## start

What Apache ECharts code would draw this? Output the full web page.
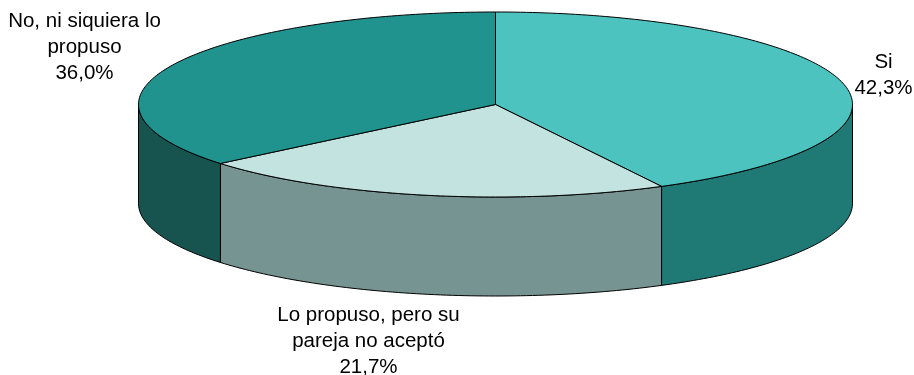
<!DOCTYPE html>
<html>
<head>
<meta charset="utf-8">
<style>
  html, body { margin: 0; padding: 0; background: #fff; }
  #chart_box { width: 914px; height: 375px; }
</style>
<script src="https://cdn.jsdelivr.net/npm/echarts@6/dist/echarts.min.js"></script>
</head>
<body>
<div id="chart_box"></div>
<script>
let categories = ['Si', 'Lo propuso, pero su\npareja no aceptó', 'No, ni siquiera lo\npropuso'];
let values = [42.3, 21.7, 36.0];
let topColors = ['#4DC3BF', '#C3E3E0', '#20938E'];
let sideColors = ['#1F7A76', '#769492', '#17534F'];
let labelCenters = [[883.5, 49], [368.5, 302], [84.5, 8]];

// ellipse of the pie lid, and height of the wall
let cx = 495.5, cy = 104.5, rx = 357, ry = 92.5, depth = 99;
let total = values.reduce(function (a, b) { return a + b; }, 0);

function point(deg, dy) {
    let r = deg * Math.PI / 180;
    return [cx + rx * Math.sin(r), cy - ry * Math.cos(r) + (dy || 0)];
}

function arc(from, to, dy) {
    let pts = [];
    let n = Math.max(2, Math.ceil(Math.abs(to - from)));
    for (let i = 0; i <= n; i++) {
        pts.push(point(from + (to - from) * i / n, dy));
    }
    return pts;
}

function renderSlice(params, api) {
    let i = params.dataIndex;
    let before = 0;
    for (let k = 0; k < i; k++) before += values[k];
    let start = before / total * 360;
    let end = start + api.value(1) / total * 360;
    let children = [];

    // only the front half of the wall shows
    let a = Math.max(start, 90), b = Math.min(end, 270);
    if (b > a) {
        children.push({
            type: 'polygon',
            shape: { points: arc(a, b, 0).concat(arc(b, a, depth)) },
            style: { fill: sideColors[i], stroke: '#000', lineWidth: 1 }
        });
    }
    children.push({
        type: 'polygon',
        shape: { points: [[cx, cy]].concat(arc(start, end, 0)) },
        style: { fill: topColors[i], stroke: '#000', lineWidth: 1, lineJoin: 'round' }
    });
    children.push({
        type: 'text',
        style: {
            x: labelCenters[i][0],
            y: labelCenters[i][1],
            text: categories[i] + '\n' + api.value(1).toFixed(1).replace('.', ',') + '%',
            align: 'center',
            verticalAlign: 'top',
            fontSize: 20.5,
            fontFamily: '"Liberation Sans", Arial, sans-serif',
            lineHeight: 26.3,
            fill: '#000'
        }
    });
    return { type: 'group', children: children };
}

let myChart = echarts.init(document.getElementById('chart_box'));
let myOption = {
    backgroundColor: '#fff',
    animation: false,
    series: [{
        type: 'custom',
        coordinateSystem: 'none',
        renderItem: renderSlice,
        data: values.map(function (v, i) { return [i, v]; })
    }]
};
myChart.setOption(myOption);
</script>
</body>
</html>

## end

#### Exercise requirements:
Give every line back word for word and leave the pictures out.

#### Result below:
What Apache ECharts code would draw this? Output the full web page.
<!DOCTYPE html>
<html>
<head>
<meta charset="utf-8">
<style>
  html, body { margin: 0; padding: 0; background: #fff; }
  #chart_box { width: 914px; height: 375px; }
</style>
<script src="https://cdn.jsdelivr.net/npm/echarts@6/dist/echarts.min.js"></script>
</head>
<body>
<div id="chart_box"></div>
<script>
let categories = ['Si', 'Lo propuso, pero su\npareja no aceptó', 'No, ni siquiera lo\npropuso'];
let values = [42.3, 21.7, 36.0];
let topColors = ['#4DC3BF', '#C3E3E0', '#20938E'];
let sideColors = ['#1F7A76', '#769492', '#17534F'];
let labelCenters = [[883.5, 49], [368.5, 302], [84.5, 8]];

// ellipse of the pie lid, and height of the wall
let cx = 495.5, cy = 104.5, rx = 357, ry = 92.5, depth = 99;
let total = values.reduce(function (a, b) { return a + b; }, 0);

function point(deg, dy) {
    let r = deg * Math.PI / 180;
    return [cx + rx * Math.sin(r), cy - ry * Math.cos(r) + (dy || 0)];
}

function arc(from, to, dy) {
    let pts = [];
    let n = Math.max(2, Math.ceil(Math.abs(to - from)));
    for (let i = 0; i <= n; i++) {
        pts.push(point(from + (to - from) * i / n, dy));
    }
    return pts;
}

function renderSlice(params, api) {
    let i = params.dataIndex;
    let before = 0;
    for (let k = 0; k < i; k++) before += values[k];
    let start = before / total * 360;
    let end = start + api.value(1) / total * 360;
    let children = [];

    // only the front half of the wall shows
    let a = Math.max(start, 90), b = Math.min(end, 270);
    if (b > a) {
        children.push({
            type: 'polygon',
            shape: { points: arc(a, b, 0).concat(arc(b, a, depth)) },
            style: { fill: sideColors[i], stroke: '#000', lineWidth: 1 }
        });
    }
    children.push({
        type: 'polygon',
        shape: { points: [[cx, cy]].concat(arc(start, end, 0)) },
        style: { fill: topColors[i], stroke: '#000', lineWidth: 1, lineJoin: 'round' }
    });
    children.push({
        type: 'text',
        style: {
            x: labelCenters[i][0],
            y: labelCenters[i][1],
            text: categories[i] + '\n' + api.value(1).toFixed(1).replace('.', ',') + '%',
            align: 'center',
            verticalAlign: 'top',
            fontSize: 20.5,
            fontFamily: '"Liberation Sans", Arial, sans-serif',
            lineHeight: 26.3,
            fill: '#000'
        }
    });
    return { type: 'group', children: children };
}

let myChart = echarts.init(document.getElementById('chart_box'));
let myOption = {
    backgroundColor: '#fff',
    animation: false,
    series: [{
        type: 'custom',
        coordinateSystem: 'none',
        renderItem: renderSlice,
        data: values.map(function (v, i) { return [i, v]; })
    }]
};
myChart.setOption(myOption);
</script>
</body>
</html>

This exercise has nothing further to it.